= REQUIREMENTS =
Leaving out the pictures, retype the lines from the beginning of the listing through the line containing "1.29e12, 1.34e12, 1.36e12]".

** start of DATA EXCERPT **

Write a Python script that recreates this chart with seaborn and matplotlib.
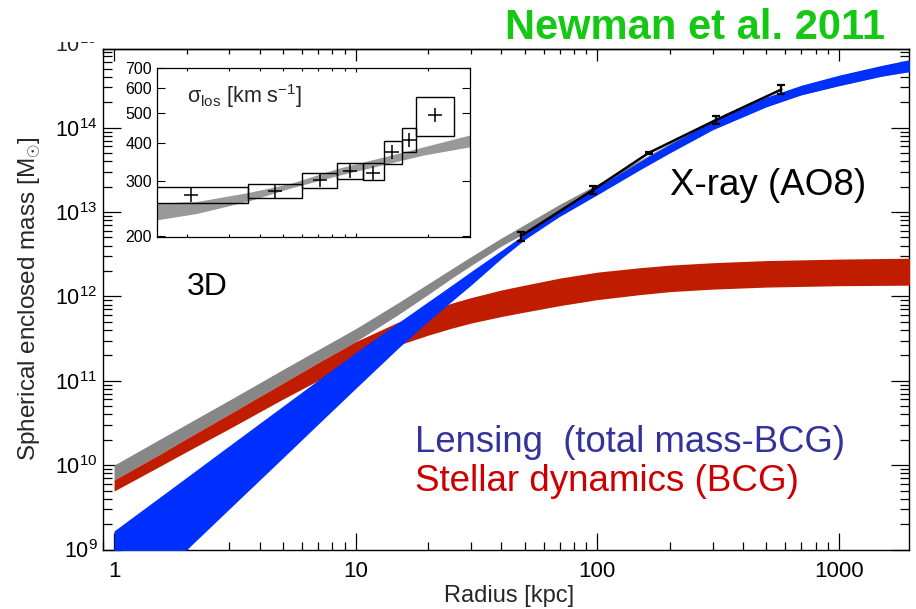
import matplotlib
matplotlib.use("Agg")
import numpy as np
import pandas as pd
import matplotlib.pyplot as plt
import seaborn as sns
from matplotlib.patches import Rectangle
from matplotlib.transforms import Bbox, TransformedBbox
from matplotlib.ticker import (LogLocator, NullLocator, FixedLocator,
                               FixedFormatter, NullFormatter, LogFormatterMathtext)

# ---------------- data ----------------
# enclosed-mass bands, radius in kpc, mass in solar masses
band_r = [1, 1.5, 2, 3, 5, 7, 10, 15, 20, 25, 30, 40, 50, 70, 100, 150, 200, 300, 500,
          700, 1000, 1500, 2000]

total_hi = [1.00e10, 1.93e10, 3.07e10, 5.90e10, 1.36e11, 2.34e11, 4.15e11, 8.44e11, 1.42e12,
            2.13e12, 2.96e12, 4.91e12, 7.09e12, 1.24e13, 2.14e13, 4.12e13, 6.55e13, 1.18e14,
            2.27e14, 3.15e14, 4.13e14, 5.40e14, 6.40e14]
total_lo = [6.66e9, 1.28e10, 2.07e10, 4.03e10, 9.39e10, 1.64e11, 2.91e11, 6.09e11, 1.06e12,
            1.65e12, 2.32e12, 3.94e12, 5.62e12, 8.94e12, 1.61e13, 3.18e13, 5.06e13, 9.47e13,
            1.77e14, 2.46e14, 3.15e14, 4.08e14, 4.67e14]

lens_hi = [1.66e9, 3.91e9, 7.19e9, 1.70e10, 5.01e10, 1.02e11, 2.16e11, 4.89e11, 8.70e11,
           1.36e12, 1.97e12, 3.49e12, 5.47e12, 1.04e13, 1.97e13, 3.96e13, 6.38e13, 1.19e14,
           2.30e14, 3.19e14, 4.19e14, 5.47e14, 6.48e14]
lens_lo = [1.51e8, 4.57e8, 1.00e9, 3.03e9, 1.22e10, 3.07e10, 8.13e10, 2.44e11, 5.10e11,
           8.79e11, 1.36e12, 2.81e12, 4.71e12, 8.94e12, 1.61e13, 3.18e13, 5.06e13, 9.47e13,
           1.77e14, 2.46e14, 3.15e14, 4.08e14, 4.67e14]

star_r = [1, 1.5, 2, 3, 5, 7, 10, 15, 20, 25, 30, 40, 50, 70, 100, 150, 200, 300, 500,
          1000, 2000]
star_hi = [6.66e9, 1.28e10, 2.07e10, 4.03e10, 9.39e10, 1.64e11, 2.91e11, 4.96e11, 6.70e11,
           8.33e11, 9.68e11, 1.19e12, 1.36e12, 1.65e12, 1.94e12, 2.19e12, 2.35e12, 2.51e12,
           2.66e12, 2.77e12, 2.84e12]
star_lo = [4.93e9, 9.24e9, 1.45e10, 2.71e10, 6.07e10, 1.01e11, 1.64e11, 2.65e11, 3.48e11,
           4.21e11, 4.83e11, 5.77e11, 6.52e11, 7.78e11, 9.16e11, 1.05e12, 1.14e12, 1.22e12,
           1.29e12, 1.34e12, 1.36e12]

# X-ray hydrostatic masses
xray_r = [48.2, 95.7, 163, 309, 578]
xray_m = [5.17e12, 1.82e13, 5.02e13, 1.23e14, 2.84e14]
xray_lo = [4.57e12, 1.64e13, 4.88e13, 1.11e14, 2.50e14]
xray_hi = [5.85e12, 2.02e13, 5.16e13, 1.36e14, 3.23e14]

# BCG velocity dispersion profile (inset)
sig_bin_lo = [1.2, 3.60, 5.97, 8.39, 10.67, 13.08, 15.5, 17.7]
sig_bin_hi = [3.60, 5.97, 8.39, 10.67, 13.08, 15.5, 17.7, 25.5]
sig_r = [2.09, 4.63, 7.1, 9.44, 11.8, 14.1, 16.6, 21.3]
sig_val = [270, 280, 303, 325, 320, 372, 409, 492]
sig_lo = [256, 264, 286, 304.6, 302, 340.6, 372, 420]
sig_hi = [287, 295, 320, 345, 345, 404, 446, 562]

model_r = [1.5, 2.2, 3.6, 5.35, 8.4, 13.1, 19.1, 29.7]
model_lo = [225, 236, 259, 285, 313, 340, 365, 388]
model_hi = [255, 258, 276, 295, 330, 360, 388, 424]

y_major = [1e9, 1e10, 1e11, 1e12, 1e13, 1e14]
x_major = [1, 10, 100, 1000]
x_major_labels = ["1", "10", "100", "1000"]
inset_y_ticks = [200, 300, 400, 500, 600, 700]
inset_y_labels = ["200", "300", "400", "500", "600", "700"]

# ---------------- style ----------------
sns.set_theme(style="ticks")
plt.rcParams["font.family"] = ["Liberation Sans", "DejaVu Sans"]
plt.rcParams["mathtext.fontset"] = "custom"
plt.rcParams["mathtext.rm"] = "Liberation Sans"
plt.rcParams["mathtext.it"] = "Liberation Sans:italic"
plt.rcParams["mathtext.bf"] = "Liberation Sans:bold"
plt.rcParams["axes.linewidth"] = 1.0
plt.rcParams["axes.edgecolor"] = "black"

GREY = "#878787"
RED = "#c01c00"
BLUE = "#0030ff"

W, H = 916, 609
fig = plt.figure(figsize=(W / 100, H / 100), dpi=100)
ax = fig.add_axes([103 / W, 1 - 549.5 / H, (909 - 103) / W, (549.5 - 49.3) / H])
ax.set_xscale("log")
ax.set_yscale("log")
ax.set_xlim(0.9, 1950)
ax.set_ylim(1e9, 8.5e14)

ax.fill_between(band_r, total_lo, total_hi, color=GREY, lw=0, zorder=2)
ax.fill_between(star_r, star_lo, star_hi, color=RED, lw=0, zorder=3)
ax.fill_between(band_r, lens_lo, lens_hi, color=BLUE, lw=0, zorder=4)

xdf = pd.DataFrame({"r": xray_r, "m": xray_m})
sns.lineplot(data=xdf, x="r", y="m", color="black", lw=1.8, ax=ax, zorder=6)
xm = np.array(xray_m)
ax.errorbar(xray_r, xray_m, yerr=[xm - np.array(xray_lo), np.array(xray_hi) - xm],
            fmt="none", ecolor="black", elinewidth=1.6, capsize=3, capthick=1.6, zorder=7)
ax.set_xlabel("")
ax.set_ylabel("")

# ticks
ax.xaxis.set_major_locator(FixedLocator(x_major))
ax.xaxis.set_major_formatter(FixedFormatter(x_major_labels))
ax.xaxis.set_minor_locator(LogLocator(base=10, subs=np.arange(2, 10), numticks=20))
ax.xaxis.set_minor_formatter(NullFormatter())
ax.yaxis.set_major_locator(FixedLocator(y_major))
ax.yaxis.set_major_formatter(LogFormatterMathtext())
ax.yaxis.set_minor_locator(LogLocator(base=10, subs=np.arange(2, 10), numticks=20))
ax.yaxis.set_minor_formatter(NullFormatter())
ax.tick_params(axis="both", which="both", direction="in", colors="black", width=0.9)
ax.tick_params(axis="y", which="major", length=12.7, labelsize=15.5, pad=4, left=True, right=True)
ax.tick_params(axis="y", which="minor", length=6.5, left=True, right=True)
ax.tick_params(axis="x", which="major", length=12.2, labelsize=16, pad=8, top=False, bottom=True)
ax.tick_params(axis="x", which="minor", length=5.8, top=False, bottom=True)

top = ax.secondary_xaxis("top")
top.xaxis.set_major_locator(FixedLocator(x_major))
top.xaxis.set_minor_locator(LogLocator(base=10, subs=np.arange(2, 10), numticks=20))
top.xaxis.set_major_formatter(NullFormatter())
top.xaxis.set_minor_formatter(NullFormatter())
top.tick_params(axis="x", which="major", direction="in", length=8.6, width=0.9, colors="black")
top.tick_params(axis="x", which="minor", direction="in", length=3.8, width=0.9, colors="black")

# the 10^15 label sits just above the frame and is cut by the heading strip
lab15 = fig.text(97.5 / W, 1 - 43.1 / H, r"$10^{15}$", fontsize=15.5, ha="right",
                 va="center_baseline")
lab15.set_clip_box(TransformedBbox(Bbox([[0.0, 1 - 53 / H], [0.2, 1 - 41.5 / H]]),
                                   fig.transFigure))
lab15.set_clip_on(True)

fig.text(509 / W, 1 - 596 / H, "Radius [kpc]", ha="center", va="center", fontsize=17)
fig.text(30 / W, 1 - 299 / H, r"Spherical enclosed mass [M$_{\odot}$]", rotation=90,
         ha="center", va="center", fontsize=17.5)

# annotations
fig.text(505 / W, 1 - 39.3 / H, "Newman et al. 2011", color="#14c814", fontsize=30,
         fontweight="bold", ha="left", va="baseline")
fig.text(670 / W, 1 - 195 / H, "X-ray (AO8)", color="black", fontsize=26.5,
         ha="left", va="baseline")
fig.text(187 / W, 1 - 295 / H, "3D", color="black", fontsize=23, ha="left", va="baseline")
fig.text(415 / W, 1 - 452.3 / H, "Lensing  (total mass-BCG)", color="#333399", fontsize=26.3,
         ha="left", va="baseline")
fig.text(415 / W, 1 - 491 / H, "Stellar dynamics (BCG)", color="#cc0000", fontsize=26.5,
         ha="left", va="baseline")

# ---------------- inset: velocity dispersion ----------------
ins = fig.add_axes([157 / W, 1 - 237 / H, (470 - 157) / W, (237 - 67.7) / H])
ins.set_xscale("log")
ins.set_yscale("log")
ins.set_xlim(1.506, 29.7)
ins.set_ylim(198, 700)
ins.set_facecolor("white")
ins.fill_between(model_r, model_lo, model_hi, color="#999999", lw=0, zorder=2)
for x0, x1, lo, hi in zip(sig_bin_lo, sig_bin_hi, sig_lo, sig_hi):
    ins.add_patch(Rectangle((x0, lo), x1 - x0, hi - lo, fill=False, edgecolor="black",
                            lw=1.0, zorder=3))
sdf = pd.DataFrame({"r": sig_r, "s": sig_val})
sns.scatterplot(data=sdf, x="r", y="s", marker="+", s=110, color="black", linewidth=1.1,
                ax=ins, zorder=4)
ins.set_xlabel("")
ins.set_ylabel("")
for sp in ins.spines.values():
    sp.set_linewidth(0.9)
ins.xaxis.set_major_locator(FixedLocator([10]))
ins.xaxis.set_minor_locator(FixedLocator([2, 3, 4, 5, 6, 7, 8, 9, 20]))
ins.xaxis.set_major_formatter(NullFormatter())
ins.xaxis.set_minor_formatter(NullFormatter())
ins.yaxis.set_major_locator(FixedLocator(inset_y_ticks))
ins.yaxis.set_major_formatter(FixedFormatter(inset_y_labels))
ins.yaxis.set_minor_locator(NullLocator())
ins.tick_params(axis="both", which="both", direction="in", colors="black", width=0.8)
ins.tick_params(axis="x", which="major", length=3.2, top=True, bottom=True)
ins.tick_params(axis="x", which="minor", length=2.3, top=True, bottom=True)
ins.tick_params(axis="y", which="major", length=5.5, left=True, right=True,
                labelsize=11.5, pad=3.5)
ins.text(0.095, 0.83, r"$\mathrm{σ}_{\rm los}$ [km s$^{\mathrm{-1}}$]", transform=ins.transAxes,
         fontsize=15.5, ha="left", va="center")

fig.savefig("out.png", dpi=100)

** end of DATA EXCERPT **

= COMPLETED TASK =
Write a Python script that recreates this chart with seaborn and matplotlib.
import matplotlib
matplotlib.use("Agg")
import numpy as np
import pandas as pd
import matplotlib.pyplot as plt
import seaborn as sns
from matplotlib.patches import Rectangle
from matplotlib.transforms import Bbox, TransformedBbox
from matplotlib.ticker import (LogLocator, NullLocator, FixedLocator,
                               FixedFormatter, NullFormatter, LogFormatterMathtext)

# ---------------- data ----------------
# enclosed-mass bands, radius in kpc, mass in solar masses
band_r = [1, 1.5, 2, 3, 5, 7, 10, 15, 20, 25, 30, 40, 50, 70, 100, 150, 200, 300, 500,
          700, 1000, 1500, 2000]

total_hi = [1.00e10, 1.93e10, 3.07e10, 5.90e10, 1.36e11, 2.34e11, 4.15e11, 8.44e11, 1.42e12,
            2.13e12, 2.96e12, 4.91e12, 7.09e12, 1.24e13, 2.14e13, 4.12e13, 6.55e13, 1.18e14,
            2.27e14, 3.15e14, 4.13e14, 5.40e14, 6.40e14]
total_lo = [6.66e9, 1.28e10, 2.07e10, 4.03e10, 9.39e10, 1.64e11, 2.91e11, 6.09e11, 1.06e12,
            1.65e12, 2.32e12, 3.94e12, 5.62e12, 8.94e12, 1.61e13, 3.18e13, 5.06e13, 9.47e13,
            1.77e14, 2.46e14, 3.15e14, 4.08e14, 4.67e14]

lens_hi = [1.66e9, 3.91e9, 7.19e9, 1.70e10, 5.01e10, 1.02e11, 2.16e11, 4.89e11, 8.70e11,
           1.36e12, 1.97e12, 3.49e12, 5.47e12, 1.04e13, 1.97e13, 3.96e13, 6.38e13, 1.19e14,
           2.30e14, 3.19e14, 4.19e14, 5.47e14, 6.48e14]
lens_lo = [1.51e8, 4.57e8, 1.00e9, 3.03e9, 1.22e10, 3.07e10, 8.13e10, 2.44e11, 5.10e11,
           8.79e11, 1.36e12, 2.81e12, 4.71e12, 8.94e12, 1.61e13, 3.18e13, 5.06e13, 9.47e13,
           1.77e14, 2.46e14, 3.15e14, 4.08e14, 4.67e14]

star_r = [1, 1.5, 2, 3, 5, 7, 10, 15, 20, 25, 30, 40, 50, 70, 100, 150, 200, 300, 500,
          1000, 2000]
star_hi = [6.66e9, 1.28e10, 2.07e10, 4.03e10, 9.39e10, 1.64e11, 2.91e11, 4.96e11, 6.70e11,
           8.33e11, 9.68e11, 1.19e12, 1.36e12, 1.65e12, 1.94e12, 2.19e12, 2.35e12, 2.51e12,
           2.66e12, 2.77e12, 2.84e12]
star_lo = [4.93e9, 9.24e9, 1.45e10, 2.71e10, 6.07e10, 1.01e11, 1.64e11, 2.65e11, 3.48e11,
           4.21e11, 4.83e11, 5.77e11, 6.52e11, 7.78e11, 9.16e11, 1.05e12, 1.14e12, 1.22e12,
           1.29e12, 1.34e12, 1.36e12]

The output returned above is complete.